Here at ADC, we have a few tips to help you navigate the holidays and make things a little less stressful for everyone.

Tip #1. Make your own holiday.

Your ex has the kids for Christmas? Celebrate a day or two early.  Every parent wants to spend Christmas Day with their children, but it’s important to respect the custody agreement and give the other parent their time as well. The focus should be on creating happy memories and spending quality time as a family, not on the date on the calendar.

Tip #2. Create an Itinerary.

Communicate, communicate, communicate.  If everyone knows where everyone is supposed to be during the holidays, you will lessen any confusion and anxiety.  The kids will feel less stressed if they know what to expect and where they are going to be on certain dates. Two apps that can help keep your calendars in sync are 2Houses and  Cozi.

Tip #3. Be kind to each other.

Rise above the anger and resentment you may feel towards your ex.  Your kids will feel more at ease if they see their parents (and their new significant others) getting along and being civil to one another.  Remember, the holidays are a time for peace, so even if for this one time of year, try to make this a priority for the kids.

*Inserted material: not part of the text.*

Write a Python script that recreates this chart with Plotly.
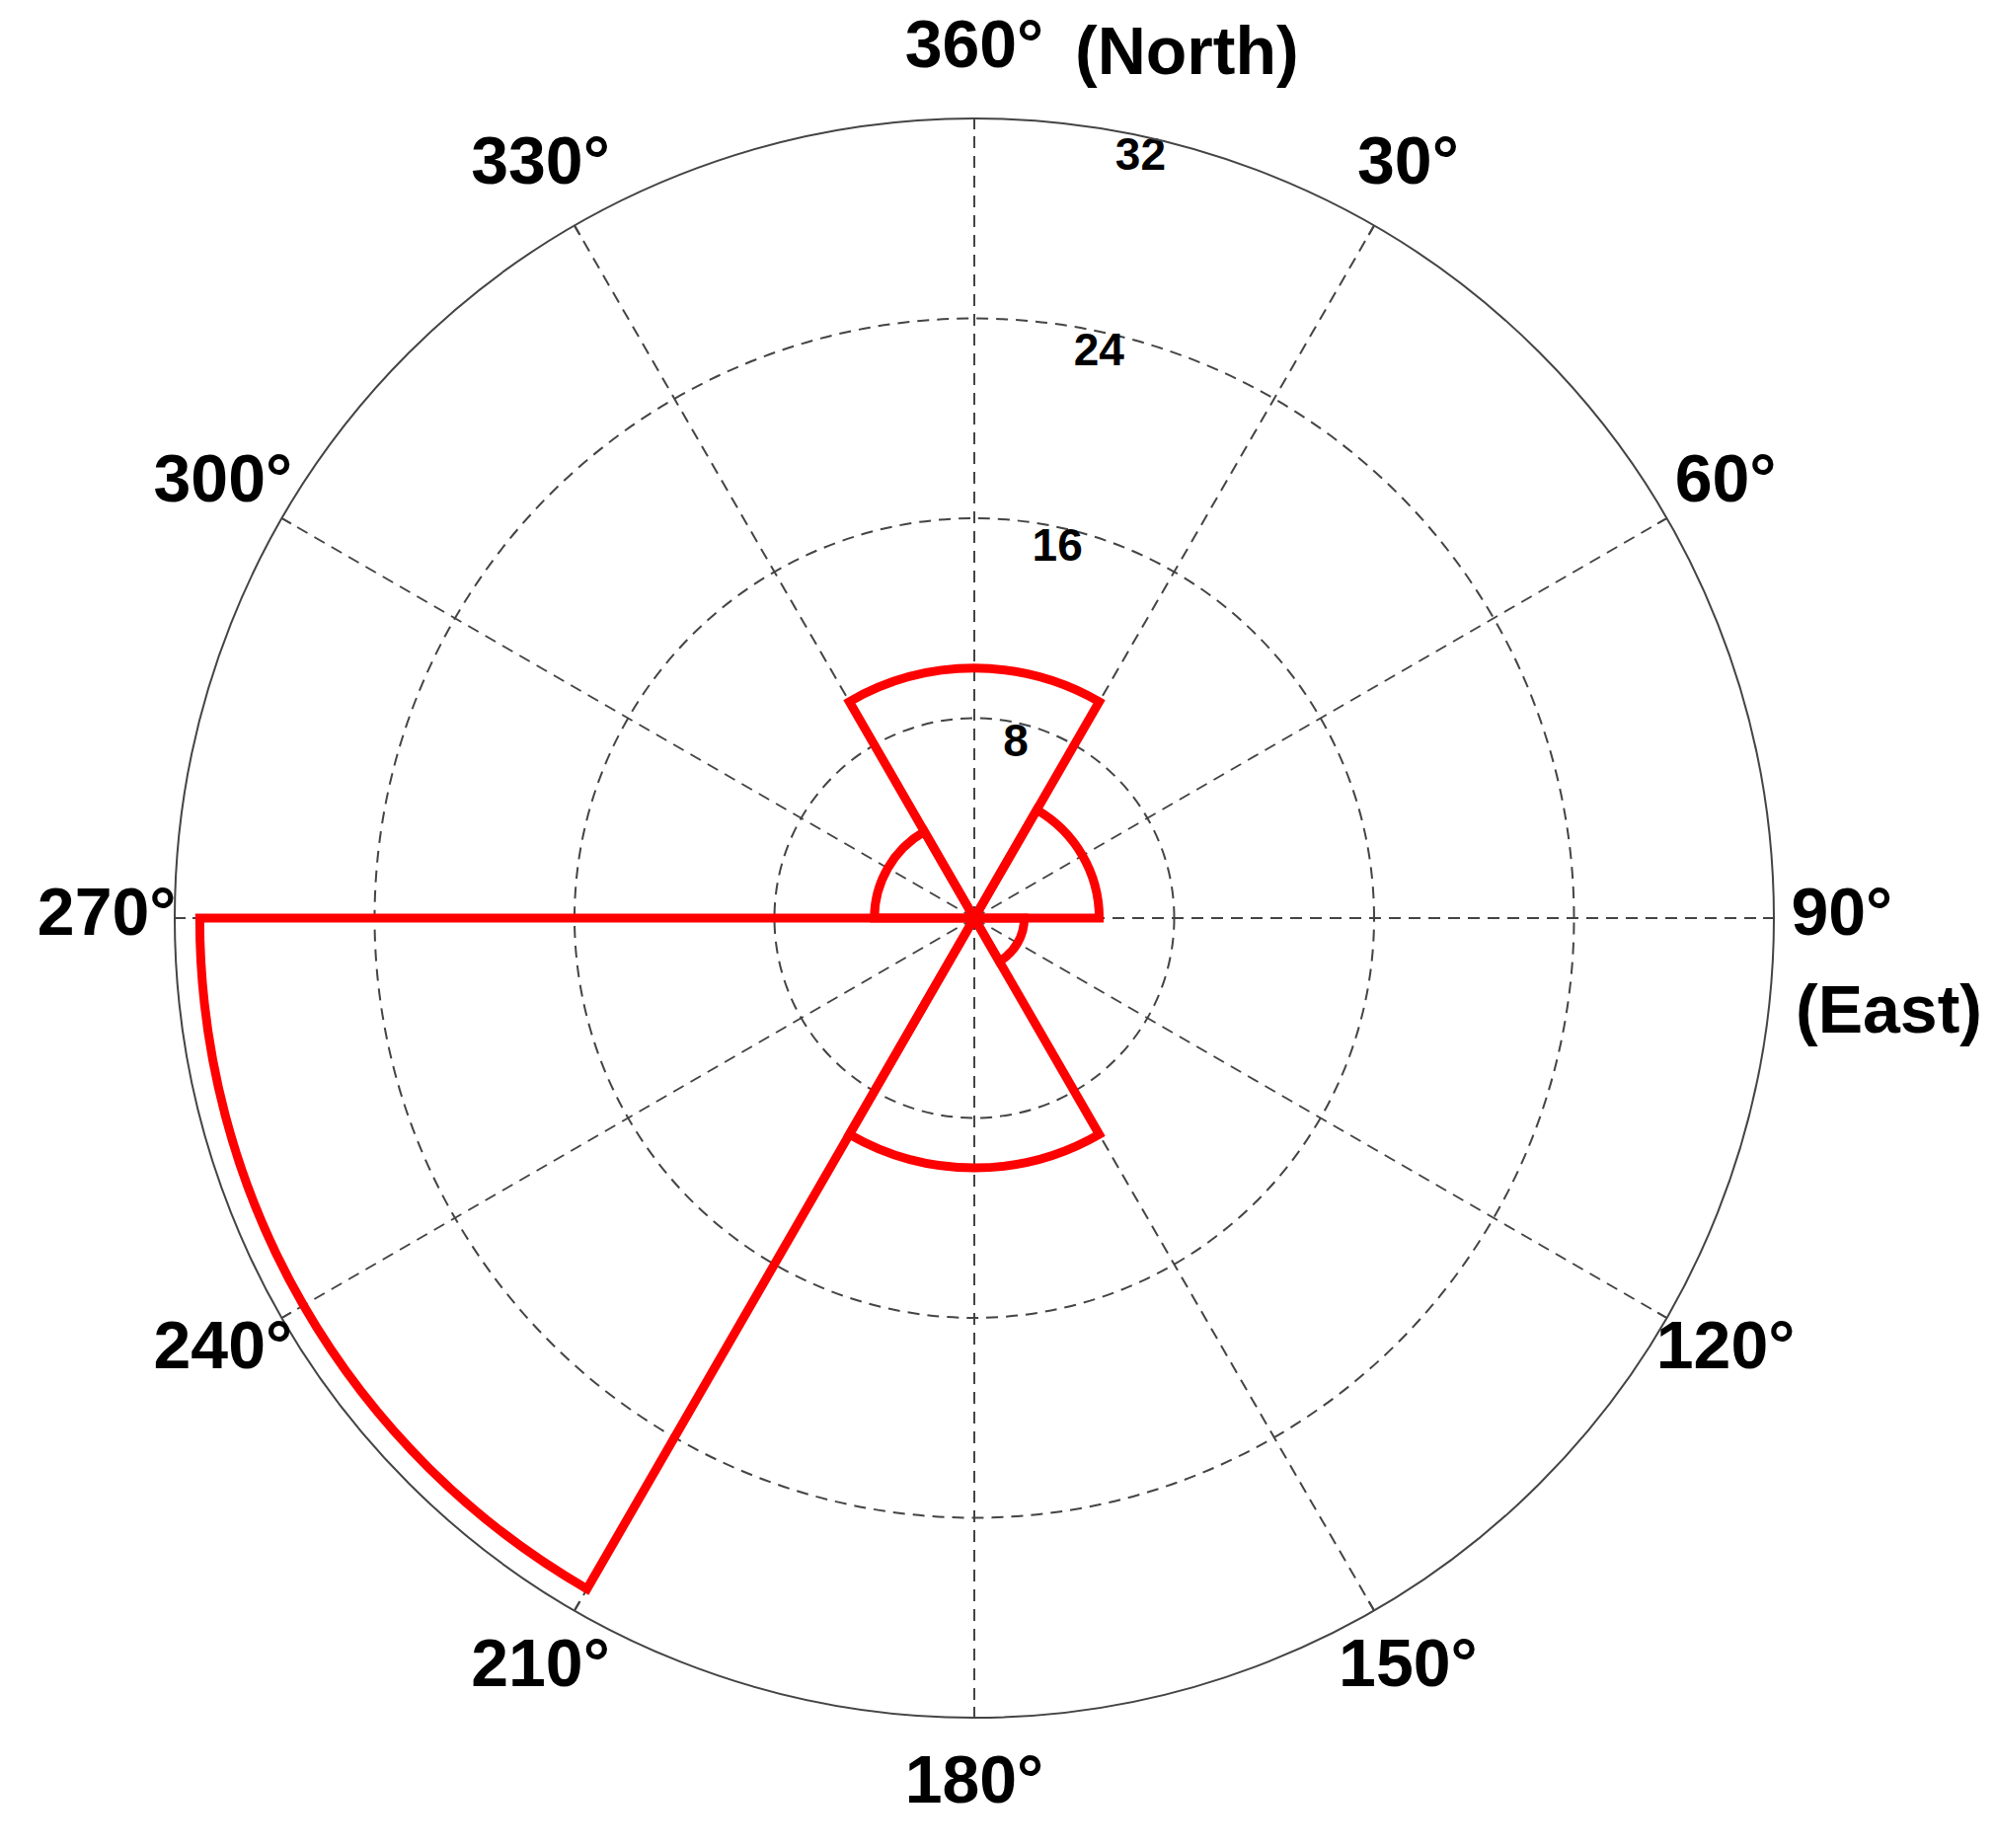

Tip #4. Blend the old and the new traditions.

Traditions are important to people of any ages, especially young children.  Don’t try to start all new traditions, instead  blend some of the old traditions with new ones.  If you are bringing together two families, incorporate traditions from both sides to create an inclusive holiday.  There really is no better way to bond a new family together than the start of new traditions.

Tip #5. Be Inclusive.

When sending out holiday cards, put everyone’s name on them.  Include your stepchildren in as many family events and activities as your schedules allow. Make sure children and stepchildren receive equal gifts.  Even though gifts shouldn’t be the main focus of the holidays, kids will notice if they are being snubbed in the gift department.

Tip #6. Allow everyone to share their feelings.

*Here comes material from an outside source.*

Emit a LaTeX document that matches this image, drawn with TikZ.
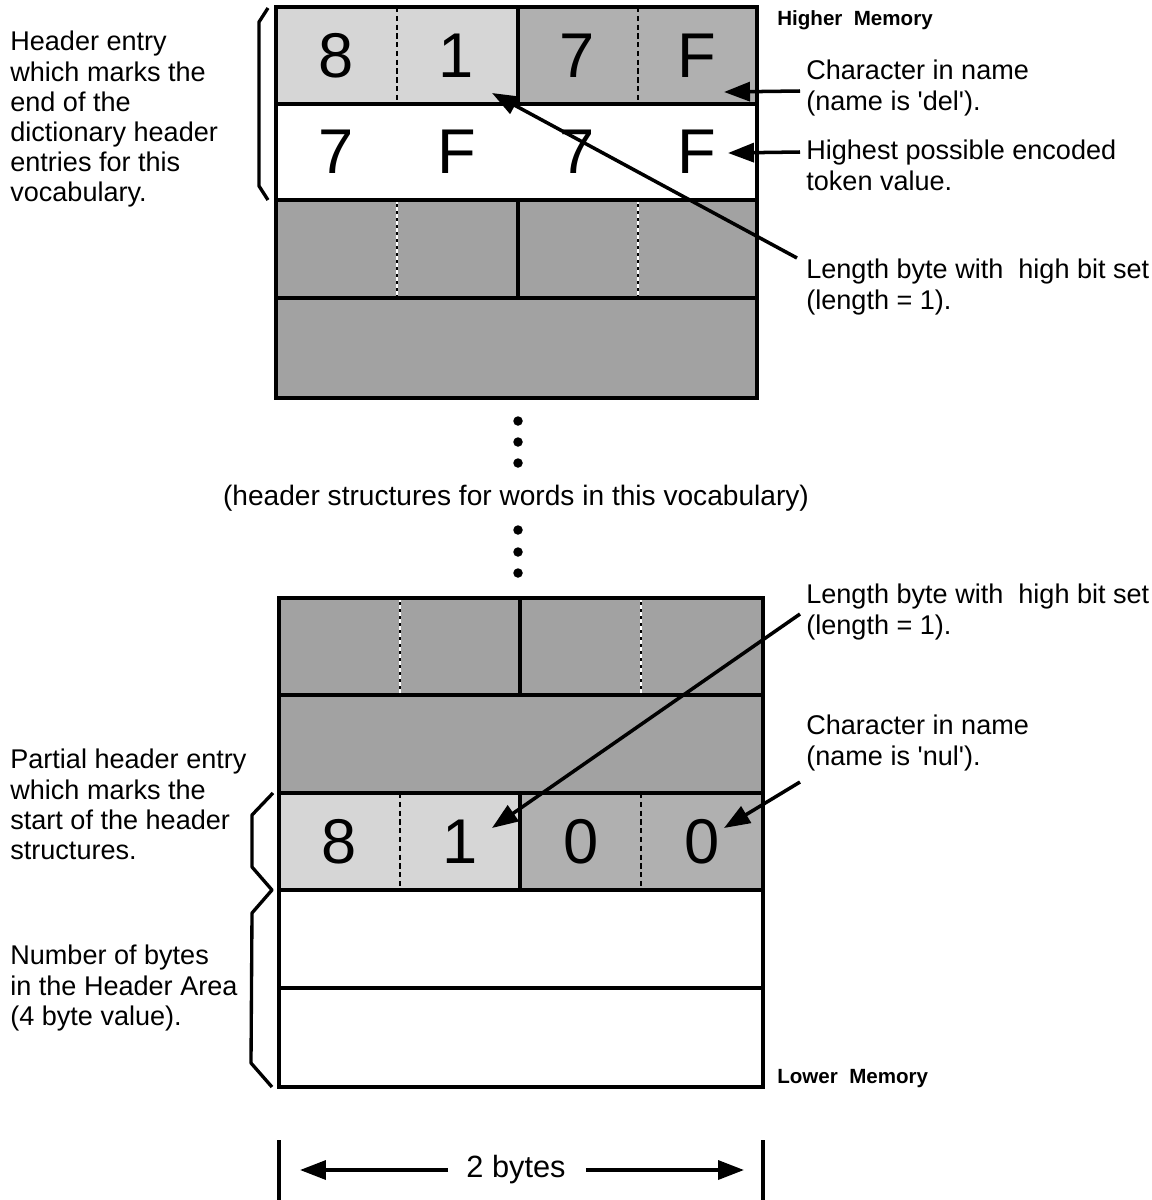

The holidays can bring up all sorts of emotions, from sadness to anxiety and fear.  Let the kids be honest and open with their feelings.  When you acknowledge their feelings, you can help them move past them and focus their energies elsewhere.

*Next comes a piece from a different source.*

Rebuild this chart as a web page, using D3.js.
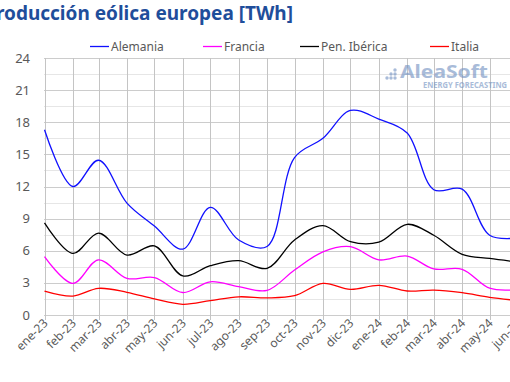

Tip #7. Toss the perfect Christmas out the window.

Once you stop trying to create the perfect Pinterest-inspired Christmas extravaganza, the less stressed you will be.  Let go of the notion of the perfect Brady Bunch holiday, it will only lead to disappointment and hurt feelings.

Bonus Tip # 8. Take a time for yourself.

As parents it’s easy to put ourselves last, especially during the holidays when we are focusing on our kids happiness.  Take an hour out of your shopping day and go get a massage or have lunch with a friend.  Taking some time for yourself will help ease your stress and make the holidays more enjoyable for everyone.

Blended families take time to become a cohesive unit.  If this year’s holidays do not go off well, don’t dwell on that.  Instead, focus on your successes and try again the next year.  Make sure the children understand that they can look at the positives of their new family life.  Instead of being a part of one family, they are now part of two even larger families who love them and want them to be successful and happy.